Thursday, December 13, 2007
India, Pakistan And The Limits Of Deterrence
According to this article in The Middle East Times, India's intelligence service is in the spotlight these days for what some say is a massive failure last month to predict the State of Emergency in neighboring Pakistan. Given the nuclear status of both nations, that's the kind of lapse that could potentially have global implications. It also adds some context to the duelling announcements this week of the test-firing of a 700km-range, nuclear capable Pakistani cruise missile, and a 6000km-range, nuclear capable Indian missile that's now in the works for next year. The range of India's missile would put it out of striking range for "most capable missiles in Pakistan's arsenal..." according to the Times of India.
In addition to being alarming in and of itself, the India-Pakistan nuclear standoff demonstrates the potential risks of a nuclearized Middle East, especially one where the nuclear equation is not bi-lateral but multi-lateral. The argument that a nuclear Iran can be deterred is, to my mind, defensible. But the image of deterrence that is often invoked is based on the relatively stable version eventually arrived at by two mature and stable superpowers. The Middle East bears no resemblance to that kind of arrangement, and even less so should Iran, Saudi Arabia and Egypt all join Israel as nuclear weapons states. A situation where every missile test launch evokes existential alerts adds an unacceptable level of tension to an already volatile region.

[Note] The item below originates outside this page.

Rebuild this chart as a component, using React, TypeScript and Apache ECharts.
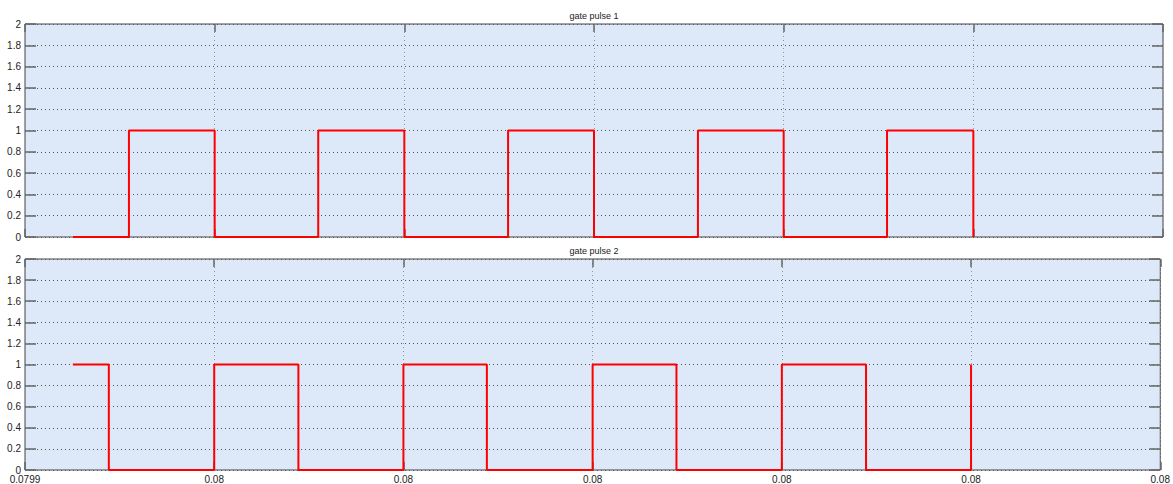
import React, { useEffect, useRef } from "react";
import * as echarts from "echarts";

const xTickLabels = ["0.0799", "0.08", "0.08", "0.08", "0.08", "0.08", "0.08"];
const titles = ["gate pulse 1", "gate pulse 2"];

const gate1T = [0.253, 0.548, 1.0, 1.546, 2.0, 2.547, 3.0, 3.548, 4.0, 4.545, 5.0];
const gate1V = [0, 1, 0, 1, 0, 1, 0, 1, 0, 1, 0];
const gate2T = [0.253, 0.443, 1.0, 1.445, 2.0, 2.441, 3.0, 3.443, 4.0, 4.445, 5.0];
const gate2V = [1, 0, 1, 0, 1, 0, 1, 0, 1, 0, 1];

const W = 1173;
const H = 484;
const LEFT = 25;
const PW = 1138;
const PH = 213;
const TOPS = [24, 259];
const FONT = "Liberation Sans, Arial, sans-serif";

export default function App() {
  const ref = useRef<HTMLDivElement>(null);
  useEffect(() => {
    if (!ref.current) return;
    const chart = echarts.init(ref.current, undefined, { renderer: "svg" });
    const series = [
      { t: gate1T, v: gate1V },
      { t: gate2T, v: gate2V },
    ];
    const grid: any[] = [];
    const xAxis: any[] = [];
    const yAxis: any[] = [];
    const ser: any[] = [];
    const title: any[] = [];
    TOPS.forEach((top, i) => {
      grid.push({
        left: LEFT,
        top,
        width: PW,
        height: PH,
        show: true,
        backgroundColor: "#dde9f8",
        borderColor: "#444",
        borderWidth: 1,
      });
      title.push({
        text: titles[i],
        left: LEFT + PW / 2,
        top: top - 13,
        padding: 0,
        textAlign: "center",
        textStyle: { fontSize: 9, fontWeight: "normal", color: "#222", fontFamily: FONT },
      });
      const baseX = {
        type: "value",
        gridIndex: i,
        min: 0,
        max: 6,
        interval: 1,
        axisLine: { show: false, onZero: false },
      };
      xAxis.push({
        ...baseX,
        position: "bottom",
        axisTick: { show: true, inside: true, length: 8, lineStyle: { color: "#666", width: 1.5 } },
        axisLabel: {
          show: i === 1,
          margin: 4,
          fontSize: 10,
          color: "#222",
          fontFamily: FONT,
          formatter: (v: number) => xTickLabels[Math.round(v)] ?? "",
        },
        splitLine: { show: true, lineStyle: { color: "#8a96a4", type: [1, 3], width: 1 } },
      });
      xAxis.push({
        ...baseX,
        position: "top",
        axisTick: { show: true, inside: true, length: 8, lineStyle: { color: "#666", width: 1.5 } },
        axisLabel: { show: false },
        splitLine: { show: false },
      });
      const baseY = {
        type: "value",
        gridIndex: i,
        min: 0,
        max: 2,
        interval: 0.2,
        axisLine: { show: false, onZero: false },
        axisTick: { show: true, inside: true, length: 11, lineStyle: { color: "#666", width: 1.5 } },
      };
      yAxis.push({
        ...baseY,
        position: "left",
        axisLabel: {
          margin: 4,
          fontSize: 10,
          color: "#222",
          fontFamily: FONT,
          formatter: (v: number) => String(parseFloat(v.toFixed(1))),
        },
        splitLine: { show: true, lineStyle: { color: "#555", type: [1, 3], width: 1 } },
      });
      yAxis.push({
        ...baseY,
        position: "right",
        axisLabel: { show: false },
        splitLine: { show: false },
      });
      ser.push({
        type: "line",
        xAxisIndex: i * 2,
        yAxisIndex: i * 2,
        step: "end",
        symbol: "none",
        lineStyle: { color: "#ff0000", width: 2 },
        data: series[i].t.map((t, k) => [t, series[i].v[k]]),
      });
    });
    chart.setOption({
      animation: false,
      backgroundColor: "#ffffff",
      title,
      grid,
      xAxis,
      yAxis,
      series: ser,
    });
    return () => chart.dispose();
  }, []);
  return (
    <div
      ref={ref}
      style={{ position: "absolute", left: 0, top: 0, width: W, height: H }}
    />
  );
}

It's also interesting to see American progressives suddenly become proponents of nuclear deterrence, even if in theory it could apply to Iran. As I recall as a thirteen year-old marching in the 1981 No Nukes rally, a defense posture that ultimately depends on a willingness to obliterate hundreds of thousands of lives was a very high burden to bear. Its relegation to the dustbin of history was one of the supposed benefits of the end of the Cold War. While it's reassuring to see the principle of deterrence enjoy something of a revival in lunatic neocon circles, I'd like to see progressives to come up with proposals that represent, well, progress.